Divirto-me ainda a ler Literatura. Há de facto tipos que brincam com as palavras e as ideias com a graça e a segurança do malabarista, jogando-as no ar e deixando-as tombar no momento certo, no sítio certo. Para além da beleza deste movimento, muitos escritores são também dos melhores historiadores e dos melhores filósofos, oferecendo-nos uma visão da História e da Filosofia vista do interior da vida, com todo o seu calor e frenesim, que completa e contrasta com a percepção distante e fria que têm os que escrevem e estudam respaldados numa visão mais cartesiana e académica.


São estes alguns dos saberes que me interessam, por me parecer que me ajudam: a entender melhor a mim e ao mundo, a agir de uma forma mais positiva para mim e para os demais, a dar sentido à minha vida e a passar um testemunho que recebi e que deve continuar por outras mãos, no dia em que eu já cá não estiver.

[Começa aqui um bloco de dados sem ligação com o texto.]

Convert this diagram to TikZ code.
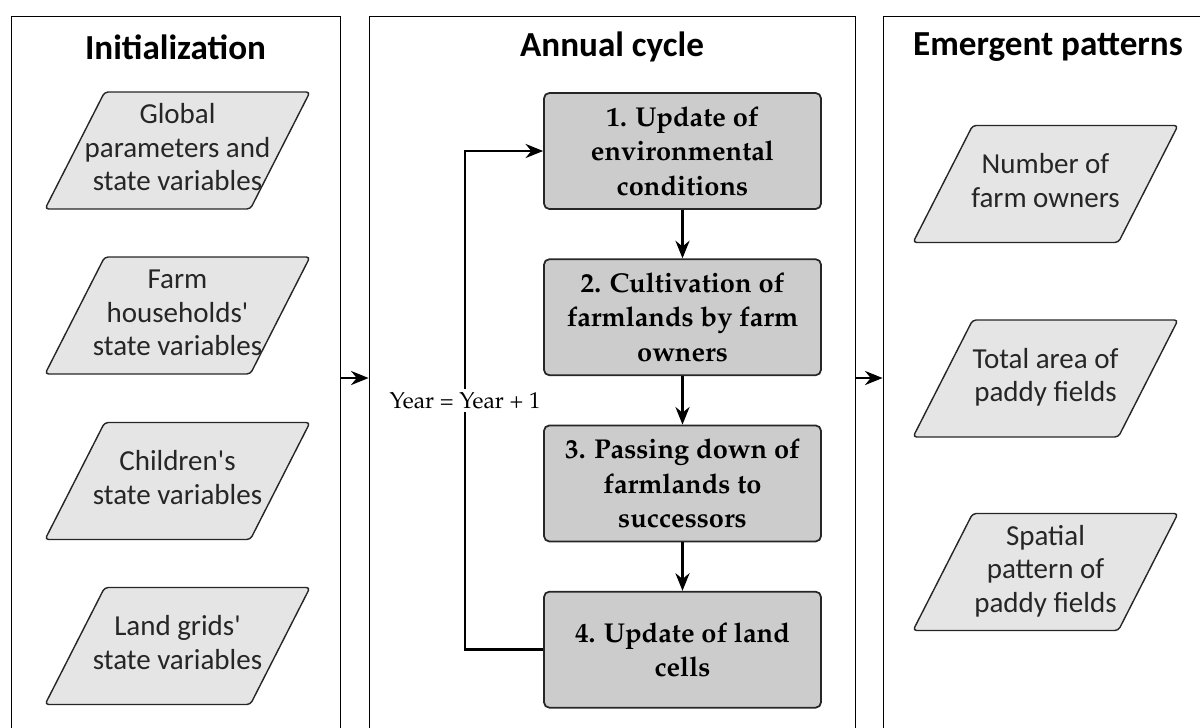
\documentclass[tikz,border=0pt]{standalone}
\usepackage{fontspec}
\setsansfont{Carlito}
\usepackage[T1,TU]{fontenc}
\usetikzlibrary{arrows.meta,positioning,shapes.geometric}
\newcommand{\palfont}{\fontencoding{T1}\fontfamily{ppl}\selectfont}
% fixed size, so every slanted box gets the same slant and width
\newcommand{\slantbox}[1]{\vbox to 2.34cm{\vss\hbox to 2.9cm{\hss\begin{tabular}{@{}c@{}}#1\end{tabular}\hss}\vss}}

\begin{document}
\begin{tikzpicture}[x=0.02cm,y=-0.02cm,>={Stealth[length=10pt,width=8pt]},panel/.style={draw,line width=0.5pt,minimum width=#1,minimum height=14.48cm,inner sep=0pt},heading/.style={font=\sffamily\bfseries\fontsize{20}{24}\selectfont},datain/.style={trapezium,trapezium left angle=63,trapezium right angle=117,trapezium stretches body=true,draw=black!85,line width=0.8pt,fill=black!10,rounded corners=2pt,minimum width=5.3cm,minimum height=2.34cm,inner sep=0pt,text=black!85,font=\sffamily\fontsize{16.5}{19}\selectfont},process/.style={draw=black!85,line width=1pt,fill=black!20,rounded corners=3pt,minimum width=5.54cm,minimum height=2.32cm,inner sep=0pt,align=center,font=\palfont\bfseries\fontsize{15.5}{19.6}\selectfont},arrow/.style={->,line width=1.5pt}]
\clip (0,0) rectangle (1200,727);
% three panels, open at the bottom
\node[panel=6.58cm] (init) at (175.5,378) {};
\node[panel=9.72cm] (cycle) at (612,378) {};
\node[panel=6.6cm] (emerge) at (1048,378) {};
\node[heading] (inittitle) at (175.5,47) {Initialization};
\node[heading] (cycletitle) at (612,47) {Annual cycle};
\node[heading] (emergetitle) at (1048,47) {Emergent patterns};
% inputs
\node[datain] (glob) at (177.5,150.5) {\slantbox{Global\\parameters and\\state variables}};
\node[datain] (farm) at (177.5,315.5) {\slantbox{Farm\\households\textquotesingle\\state variables}};
\node[datain] (child) at (177.5,481) {\slantbox{Children\textquotesingle s\\state variables}};
\node[datain] (land) at (177.5,646) {\slantbox{Land grids\textquotesingle\\state variables}};
% annual steps
\node[process] (envir) at (682.5,151) {1. Update of\\environmental\\conditions};
\node[process,below=0.97cm of envir] (cultiv) {2. Cultivation of\\farmlands by farm\\owners};
\node[process,below=0.97cm of cultiv] (passing) {3. Passing down of\\farmlands to\\successors};
\node[process,below=0.97cm of passing] (cells) {4. Update of land\\cells};
\draw[arrow] (envir) -- (cultiv); \draw[arrow] (cultiv) -- (passing); \draw[arrow] (passing) -- (cells);
\draw[arrow] (cells.west) -- ++(-78,0) |- node[pos=0.25,fill=white,inner sep=2pt,font=\palfont\fontsize{13}{15}\selectfont]{Year = Year + 1} (envir.west);
% outputs
\node[datain] (owners) at (1045.5,184) {\slantbox{Number of\\farm owners}};
\node[datain] (area) at (1045.5,378.5) {\slantbox{Total area of\\paddy fields}};
\node[datain] (spatial) at (1045.5,572) {\slantbox{Spatial\\pattern of\\paddy fields}};
\draw[arrow] (init.east) -- (cycle.west);
\draw[arrow] (cycle.east) -- (emerge.west);
\end{tikzpicture}
\end{document}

Dito isto, não tenho – honestamente – a pretensão de saber muito, nem o suficiente, nem mais do que os outros. E claro que nem só nos livros se encontram estes saberes, nem possui-los nos dá grande autoridade. Por vezes, pessoas com uma bagagem que pretensiosamente julgamos pequena trazem dentro da trouxa tesouros de bom senso. Quando terminei o mestrado, recordo-me de o meu avô paterno me ter perguntado em que é que eu tinha ficado com esses últimos estudos, a que eu respondi, patetamente orgulhoso, “mestre”. E ele, que era um homem simples, de não muitas letras e que tinha uma carteira profissional de uma carreira administrativa qualquer que lhe dava como categoria “mestre de segunda classe”, comentou, com uma ironia meiga: “Então, andaste estes anos todos para ficar só igual a mim?”

Não, avô, não fiquei igual a ti, porque ainda não tinha acabado de ouvir tudo o que me tinhas para dizer, e muito há, do que me disseste, que só agora, com o passar do tempo, vou percebendo por inteiro.